The rule engine, taxonomy, and write playbook are documented in:
resources/triage-rules.md — every disposition, its heuristic, its tier
resources/labels.md — full label taxonomy + mapping + proposed extensions
resources/write-actions.md — gh write playbook, comment templates, safety gates
resources/gitcrawl-reference.md — the gitcrawl commands + SQLite schema we rely on
Safety gates (apply stage) — non-negotiable
Enforced in apply.py, every run:
- Dry-run by default. No
--execute ⇒ it only prints the gh commands.
- Per-run write cap (
apply.max_per_run, default 25 — counts each label/comment/close mutation) + pacing after every write.
- Tier gate.
--auto touches only tier=auto; review items require --from <curated>.
- Staleness guard. Re-fetches each thread's live state immediately before acting; skips if it was closed or touched since extract — re-run the pipeline to pick up changes.
- Protected re-check. Skips anything now carrying a protected label.
- Ledger dedup. A
(number, action) recorded ok is never repeated.
Rationalization table — STOP if you catch yourself thinking…

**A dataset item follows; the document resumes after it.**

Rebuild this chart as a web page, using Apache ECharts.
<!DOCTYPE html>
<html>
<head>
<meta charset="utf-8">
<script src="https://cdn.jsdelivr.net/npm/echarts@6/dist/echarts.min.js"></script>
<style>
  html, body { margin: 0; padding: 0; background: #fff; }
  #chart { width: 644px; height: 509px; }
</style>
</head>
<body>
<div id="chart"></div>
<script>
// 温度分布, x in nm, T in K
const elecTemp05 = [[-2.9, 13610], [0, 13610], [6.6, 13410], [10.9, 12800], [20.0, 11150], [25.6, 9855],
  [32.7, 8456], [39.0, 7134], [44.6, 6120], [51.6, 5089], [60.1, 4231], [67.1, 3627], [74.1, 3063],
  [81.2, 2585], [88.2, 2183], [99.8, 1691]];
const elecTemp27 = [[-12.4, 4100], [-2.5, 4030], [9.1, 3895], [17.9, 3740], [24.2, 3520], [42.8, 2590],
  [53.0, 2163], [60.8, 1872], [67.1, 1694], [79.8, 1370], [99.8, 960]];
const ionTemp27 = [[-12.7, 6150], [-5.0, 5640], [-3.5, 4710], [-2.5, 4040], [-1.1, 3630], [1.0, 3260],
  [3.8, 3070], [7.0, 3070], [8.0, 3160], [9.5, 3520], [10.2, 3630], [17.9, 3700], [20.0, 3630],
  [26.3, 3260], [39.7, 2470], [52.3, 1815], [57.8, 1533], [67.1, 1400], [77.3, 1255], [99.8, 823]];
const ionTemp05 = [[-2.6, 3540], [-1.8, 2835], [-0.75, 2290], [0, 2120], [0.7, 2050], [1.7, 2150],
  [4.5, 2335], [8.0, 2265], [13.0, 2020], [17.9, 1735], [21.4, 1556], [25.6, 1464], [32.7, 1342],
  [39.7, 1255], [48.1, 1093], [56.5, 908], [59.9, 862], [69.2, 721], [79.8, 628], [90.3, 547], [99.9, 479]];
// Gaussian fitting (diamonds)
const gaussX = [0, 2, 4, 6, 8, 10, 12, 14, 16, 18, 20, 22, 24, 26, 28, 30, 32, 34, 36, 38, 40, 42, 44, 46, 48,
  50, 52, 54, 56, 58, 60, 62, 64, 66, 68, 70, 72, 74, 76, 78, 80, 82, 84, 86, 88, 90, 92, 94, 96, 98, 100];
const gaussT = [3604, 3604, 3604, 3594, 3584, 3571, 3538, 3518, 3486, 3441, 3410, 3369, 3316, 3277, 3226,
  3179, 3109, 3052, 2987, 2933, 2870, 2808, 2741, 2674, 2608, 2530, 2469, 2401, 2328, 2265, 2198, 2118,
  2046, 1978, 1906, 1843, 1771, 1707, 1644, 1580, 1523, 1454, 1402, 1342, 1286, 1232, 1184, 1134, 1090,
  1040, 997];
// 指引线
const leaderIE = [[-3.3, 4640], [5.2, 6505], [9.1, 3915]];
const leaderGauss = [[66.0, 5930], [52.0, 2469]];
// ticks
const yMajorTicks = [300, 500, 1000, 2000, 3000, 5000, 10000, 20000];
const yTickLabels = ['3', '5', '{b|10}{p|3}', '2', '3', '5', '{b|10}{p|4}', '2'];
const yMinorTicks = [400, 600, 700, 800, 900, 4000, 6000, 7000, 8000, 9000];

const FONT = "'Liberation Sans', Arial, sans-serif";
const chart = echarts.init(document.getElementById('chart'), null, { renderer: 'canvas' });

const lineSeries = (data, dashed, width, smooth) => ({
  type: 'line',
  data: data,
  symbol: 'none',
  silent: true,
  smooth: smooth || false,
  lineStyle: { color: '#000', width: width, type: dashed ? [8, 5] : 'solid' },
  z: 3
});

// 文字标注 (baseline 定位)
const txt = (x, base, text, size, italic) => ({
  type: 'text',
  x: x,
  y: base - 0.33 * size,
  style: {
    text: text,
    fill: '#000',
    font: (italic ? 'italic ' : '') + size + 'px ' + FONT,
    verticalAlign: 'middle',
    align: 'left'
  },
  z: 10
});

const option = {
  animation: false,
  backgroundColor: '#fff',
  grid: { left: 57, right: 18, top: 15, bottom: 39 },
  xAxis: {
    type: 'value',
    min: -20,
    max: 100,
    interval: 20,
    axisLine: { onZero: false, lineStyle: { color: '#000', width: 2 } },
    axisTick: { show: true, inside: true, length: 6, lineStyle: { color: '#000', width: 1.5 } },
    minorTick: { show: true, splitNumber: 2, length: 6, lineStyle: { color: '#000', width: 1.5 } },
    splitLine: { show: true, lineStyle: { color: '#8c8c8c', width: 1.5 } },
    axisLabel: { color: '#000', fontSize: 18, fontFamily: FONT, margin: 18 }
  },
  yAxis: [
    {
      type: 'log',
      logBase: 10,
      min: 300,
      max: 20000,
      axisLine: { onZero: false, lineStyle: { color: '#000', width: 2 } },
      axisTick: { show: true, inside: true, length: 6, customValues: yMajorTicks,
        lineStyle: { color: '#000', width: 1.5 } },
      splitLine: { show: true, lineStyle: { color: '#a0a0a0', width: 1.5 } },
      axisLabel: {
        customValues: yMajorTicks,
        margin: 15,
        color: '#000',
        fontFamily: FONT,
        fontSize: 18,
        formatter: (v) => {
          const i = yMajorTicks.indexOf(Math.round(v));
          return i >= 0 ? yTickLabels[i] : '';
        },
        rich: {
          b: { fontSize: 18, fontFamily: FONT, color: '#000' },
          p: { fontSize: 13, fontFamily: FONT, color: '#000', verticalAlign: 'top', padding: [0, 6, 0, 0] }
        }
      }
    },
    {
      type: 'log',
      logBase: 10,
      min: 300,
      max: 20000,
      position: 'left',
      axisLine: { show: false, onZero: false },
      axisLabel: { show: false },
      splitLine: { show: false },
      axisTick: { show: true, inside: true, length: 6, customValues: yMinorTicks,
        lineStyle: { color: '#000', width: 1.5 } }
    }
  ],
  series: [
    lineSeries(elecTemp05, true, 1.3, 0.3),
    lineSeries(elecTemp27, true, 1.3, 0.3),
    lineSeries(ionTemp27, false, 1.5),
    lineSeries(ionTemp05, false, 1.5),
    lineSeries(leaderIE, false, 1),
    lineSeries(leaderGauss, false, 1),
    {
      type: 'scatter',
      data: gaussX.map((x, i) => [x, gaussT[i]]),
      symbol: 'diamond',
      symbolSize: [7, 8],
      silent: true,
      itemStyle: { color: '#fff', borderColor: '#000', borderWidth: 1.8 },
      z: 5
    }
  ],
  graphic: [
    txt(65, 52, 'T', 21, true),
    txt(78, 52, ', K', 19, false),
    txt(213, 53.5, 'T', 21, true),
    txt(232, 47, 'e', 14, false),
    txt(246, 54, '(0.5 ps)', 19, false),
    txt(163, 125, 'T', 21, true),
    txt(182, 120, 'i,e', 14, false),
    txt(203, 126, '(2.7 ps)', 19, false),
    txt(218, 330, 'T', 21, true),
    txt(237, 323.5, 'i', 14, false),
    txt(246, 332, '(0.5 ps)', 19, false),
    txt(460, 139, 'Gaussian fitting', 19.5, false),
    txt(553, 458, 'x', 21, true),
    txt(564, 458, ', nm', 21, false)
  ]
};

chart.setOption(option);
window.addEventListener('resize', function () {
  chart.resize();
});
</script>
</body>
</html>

| Rationalization | Reality |
|---|
| "The backlog is huge, just bulk-close everything stale." | The cap and tier gate exist precisely for huge backlogs. Run in batches; let the human see the first batch's effect. |
"These review items are obviously closable, I'll auto them." | review means a judgment call the rules couldn't make safely. Curate into approved.jsonl; don't promote them to --auto. |
| "Skip the dry-run, I trust the rules." | Dry-run is one command and surfaces mis-tuned thresholds before they post comments on dozens of issues. Always dry-run first. |
| "The staleness guard is annoying, disable it." | It's the only thing preventing you from closing an issue someone just commented on. Never bypass; re-run the pipeline instead. |
| "Just create the proposed labels, they're obviously fine." | Labels are repo-wide and visible to everyone. Confirm with a maintainer; labels --create-missing requires --execute for this reason. |
| "I'll open a PR with the triage changes." | This skill does not open PRs. It closes/labels/comments via gh only, and only what was approved. |
Portability
Everything is parameterized by --repo and a per-repo config.<owner>__<repo>.toml (copy config.example.toml). The [areas]/[types]/[versions] tables are the only repo-specific tuning. Copy the whole issue-pr-scrub/ folder into any OSS project's .claude/skills/ and point it at a new repo.